Bouygues UK, one of the country’s leading construction companies, and the University of Cambridge, have marked the start of work on a new £300m state-of-the-art physics laboratory and a neighbouring shared facilities hub.
Vice-Chancellor of the University of Cambridge Professor Stephen Toope and Caroline Buckingham, RIBA Vice President, Practice & Profession, were joined by guests from the University, Bouygues UK and the local community for a ground-breaking ceremony to mark the start of works on the Cavendish Laboratory site.
The development, at the West Cambridge campus off Madingley Road, will provide a purpose-built centre for world-leading physics research, bringing together all of the Cavendish Laboratory’s research groups under one roof. The flagship building of the new Cavendish Laboratory will be named the Ray Dolby Centre, in recognition of a £75 million gift from the estate of sound pioneer Ray Dolby.
With a GIA (Gross internal area) of around 354,000 sq ft (33,000 sq m), the Ray Dolby Centre will house a range of laboratories, offices, clean rooms, workshops and multiple lecture theatres. The basement area will incorporate specialist acoustic and vibration treatments to achieve the stringent control criteria necessary for operating equipment highly sensitive to vibration. There are also challenging criteria to be met in relation to temperature and humidity control and EMI (electromagnetic interference) protection. An independent 50,000 sq ft (4,700 sq m) Shared Facilities Hub, will provide catering, collaborative teaching, meeting, study and library spaces to the campus.
Beyond the technical aspects, particular attention has been paid to the environment, with both buildings designed to achieve a BREEAM (Building Research Establishment Environmental Assessment Method) Excellent rating.
The project will help strengthen the University’s position as a leading site for physics research and will provide a top-class facility for the nation, with much of the research equipment made available to other institutions.
The building has also been designed to encourage collaboration and will host public events to support the extensive programme of work with schools, and the general public.
The new development will combine with the department of Physics’ new strategic plan and research goals. The building, and new strategic plan, represent a renaissance of the way the department carries out physics research and achieves its research goals. The spirit of adventure and innovation will be fostered in the Cavendish tradition, but adapted to the new needs of frontier research.
Fabienne Viala, Chairman of Bouygues UK and UK Country Manager for Bouygues Construction, said:
“Bouygues UK and our sister company Bouygues Energies & Services have been involved from the start on this exciting scheme, working alongside the University of Cambridge’s existing project team to develop proposals for a new world-class laboratory.
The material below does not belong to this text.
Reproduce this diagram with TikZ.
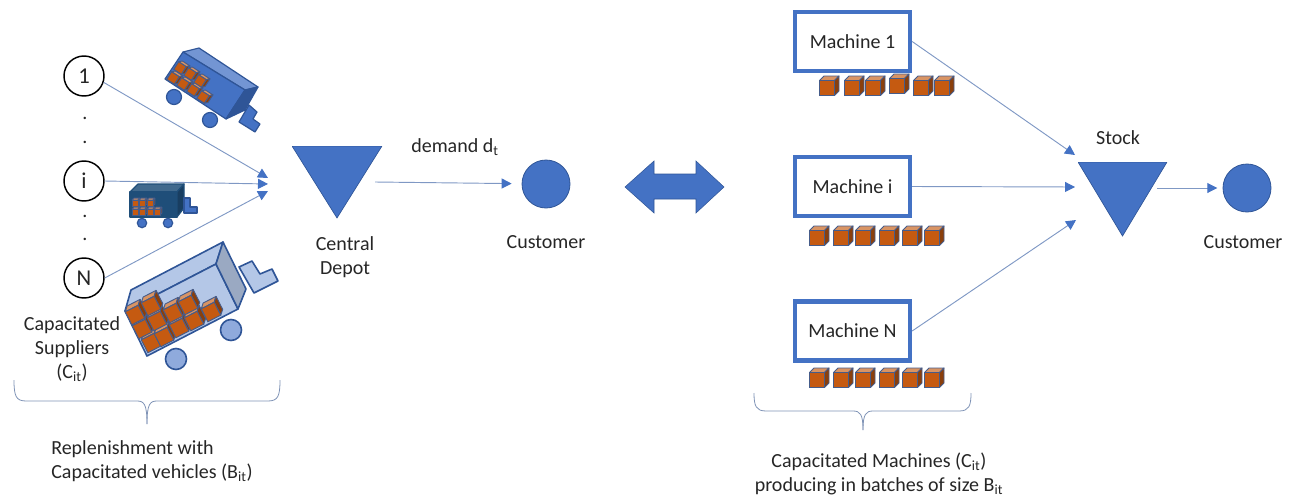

It is exciting to break ground on this project that will see us bringing innovation, a collaborative approach and our technical expertise to create a new home for major academic research.”
Professor Andy Parker, Head of Department of Physics at the University of Cambridge said:
“This is a great step in the development of physics research and learning at the University of Cambridge. We look forward to moving in to our new facilities and opening our doors to the wider research community and the public to increase understanding and foster discovery.”
In addition to the gift from the Dolby family, the new Cavendish Laboratory is made possible by £75 million of funding from the Engineering and Physical Sciences Research Council (EPSRC). The new facility is expected to be completed in 2022.
Cambridge is a key location for Bouygues Construction in the UK. Bouygues UK was the main contractor for The Triangle, the new home for Cambridge Assessment, the University of Cambridge’s international exams group. Bouygues Energies & Services also has a long-term energy partnership with Cambridgeshire County Council to help it reduce its costs and carbon footprint.